Le vote à la double majorité - des Etats et de la population - remplacera l'usine à gaz actuelle, l'UE disposera d'un véritable ministre des Affaires étrangères, même s'il n'en aura pas le titre, et le Conseil européen aura un président permanent, mettant fin à l'aspect le plus ubuesque de la rotation semestrielle des présidences."C'est l'essentiel : les outils proposés sont intacts. L'Union européenne pourra mieux fonctionner", a estimé "VGE".

Il reste cependant à transformer l'essai - seule l'Irlande ayant annoncé un référendum, un accident de ratification n'est pas exclu, même s'il est improbable - et l'entrée en vigueur du nouveau texte en 2009 ne sera que partielle.

DIX ANS DE PLUS AVEC DE VIEILLES RÈGLES

De facto, le vote à la double majorité n'entrera en vigueur qu'en 2017 et l'Union devra donc vivre dix an de plus avec des mécanismes de décision qui datent d'il y a 50 ans, lorsqu'elle ne comptait que six Etats membres.

Le Conseil européen de Lisbonne a également démontré que les égoïsmes nationaux restaient très vivaces et les nouvelles institutions risquent d'être paralysées par les différends.

Le Royaume-Uni a obtenu un statut d'exception qui permettrait même à la Suisse d'adhérer à l'Union européenne. Il ne sera pas dans l'euro, choisira à la carte les coopérations policières et judiciaires auxquelles il souhaite adhérer et ses citoyens ne bénéficieront pas de la Charte des droits fondamentaux: c'est un "self-service", a regretté le député européen Andrew Duff, un libéral-démocrate britannique. Malgré ces victoires, le Premier ministre britannique Gordon Brown se fait incendier vendredi dans la presse populaire de son pays.

Judas qui brade la souveraineté britannique sur l'autel des "Etats-Unis d'Europe" pour The Sun, "traître" pour The Daily Express, Gordon Brown aura beaucoup de mal à mieux intégrer son pays dans l'Union européenne, si tant est qu'il le veuille. Jeudi, lors de sa première conférence de presse européenne, il a cité à 19 reprises "l'intérêt national britannique" avec des accents que n'aurait pas reniés Margaret Thatcher.

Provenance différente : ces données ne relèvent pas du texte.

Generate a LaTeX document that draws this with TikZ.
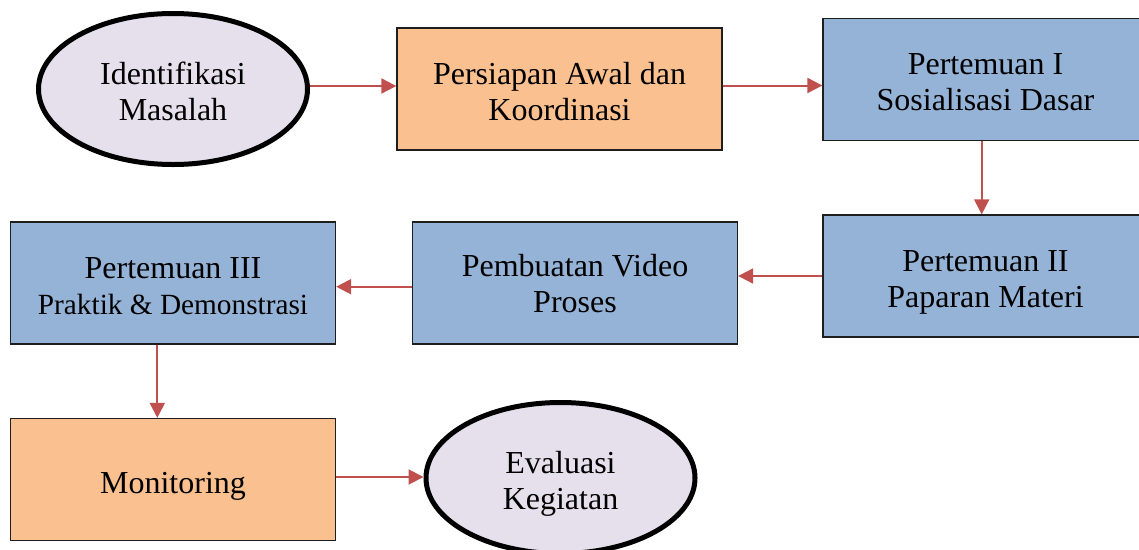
\documentclass[tikz,border=0pt]{standalone}
\usepackage{fontspec}
\setmainfont{Liberation Serif}
\usetikzlibrary{shapes.geometric,arrows.meta}
\definecolor{boxorange}{HTML}{FAC090}
\definecolor{boxblue}{HTML}{95B3D7}
\definecolor{ovalfill}{HTML}{E5E0EC}
\definecolor{arrowred}{HTML}{C0504D}
\definecolor{edge}{HTML}{1E1E1E}
% invisible strut that lowers a node's text block by a chosen amount
\newcommand{\lowerby}[1]{\rule{0pt}{\dimexpr 22pt+2\dimexpr #1\relax\relax}}
\tikzset{
  txt/.style={font=\fontsize{32}{36}\selectfont, align=center, text=black},
  stepbox/.style={txt, rectangle, draw=edge, line width=1.3pt, inner sep=0pt,
    minimum width=325pt, minimum height=122pt},
  orangebox/.style={stepbox, fill=boxorange},
  bluebox/.style={stepbox, fill=boxblue},
  oval/.style={txt, ellipse, draw=black, line width=5pt, fill=ovalfill, inner sep=0pt,
    minimum width=269pt, minimum height=151pt},
  flow/.style={draw=arrowred, line width=2pt, -{Triangle[length=15pt,width=15pt]}}
}
\begin{document}
\begin{tikzpicture}[x=1pt,y=-1pt]
  \useasboundingbox (0,0) rectangle (1139,549);
  \clip (0,0) rectangle (1139,549);

  % top row
  \node[oval] (ident) at (173,89) {\lowerby{2.5pt}Identifikasi\\Masalah};
  \node[orangebox] (persiapan) at (559.5,89) {\lowerby{2.5pt}Persiapan Awal dan\\Koordinasi};
  \node[bluebox] (p1) at (985.5,79.5) {\lowerby{2pt}Pertemuan I\\Sosialisasi Dasar};

  % middle row
  \node[bluebox] (p2) at (985.5,276) {\lowerby{6pt}Pertemuan II\\Paparan Materi};
  \node[bluebox] (video) at (575,283) {\lowerby{1pt}Pembuatan Video\\Proses};
  \node[bluebox] (p3) at (173,283) {\lowerby{2.5pt}Pertemuan III\\{\fontsize{29.3}{36}\selectfont Praktik \& Demonstrasi}};

  % bottom row
  \node[orangebox] (monitor) at (173,479.5) {\lowerby{6pt}Monitoring};
  \node[oval] (eval) at (560.5,478) {\lowerby{6pt}Evaluasi\\Kegiatan};

  % connectors
  \draw[flow] ([yshift=3pt]ident.east) -- ([yshift=3pt]ident.east -| persiapan.west);
  \draw[flow] ([yshift=3.5pt]persiapan.east) -- ([yshift=3.5pt]persiapan.east -| p1.west);
  \draw[flow] ([xshift=-3.8pt]p1.south) -- ([xshift=-3.8pt]p1.south |- p2.north);
  \draw[flow] (p2.west) -- (p2.west -| video.east);
  \draw[flow] ([yshift=-3.7pt]video.west) -- ([yshift=-3.7pt]video.west -| p3.east);
  \draw[flow] ([xshift=-15.7pt]p3.south) -- ([xshift=-15.7pt]p3.south |- monitor.north);
  \draw[flow] ([yshift=2.5pt]monitor.east) -- ([yshift=2.5pt]monitor.east -| eval.west);
\end{tikzpicture}
\end{document}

Si les jumeaux au pouvoir en Pologne ont fini par accepter un texte qu'ils ont tant combattu, c'est parce que les frères Kaczynski ont obtenu satisfaction: même après 2017, ils pourront prolonger les négociations si Varsovie est mis en minorité.

ÂPRES CONFRONTATIONS

Enfin, et c'est peut-être un signe des temps: l'Italie, pays fondateur de l'UE dirigé par Romano Prodi, un ex-président de la Commission européenne, a menacé de faire capoter la négociation pour obtenir ... un député de plus au Parlement européen. Ce concours de muscles n'augure rien de bon pour l'avenir.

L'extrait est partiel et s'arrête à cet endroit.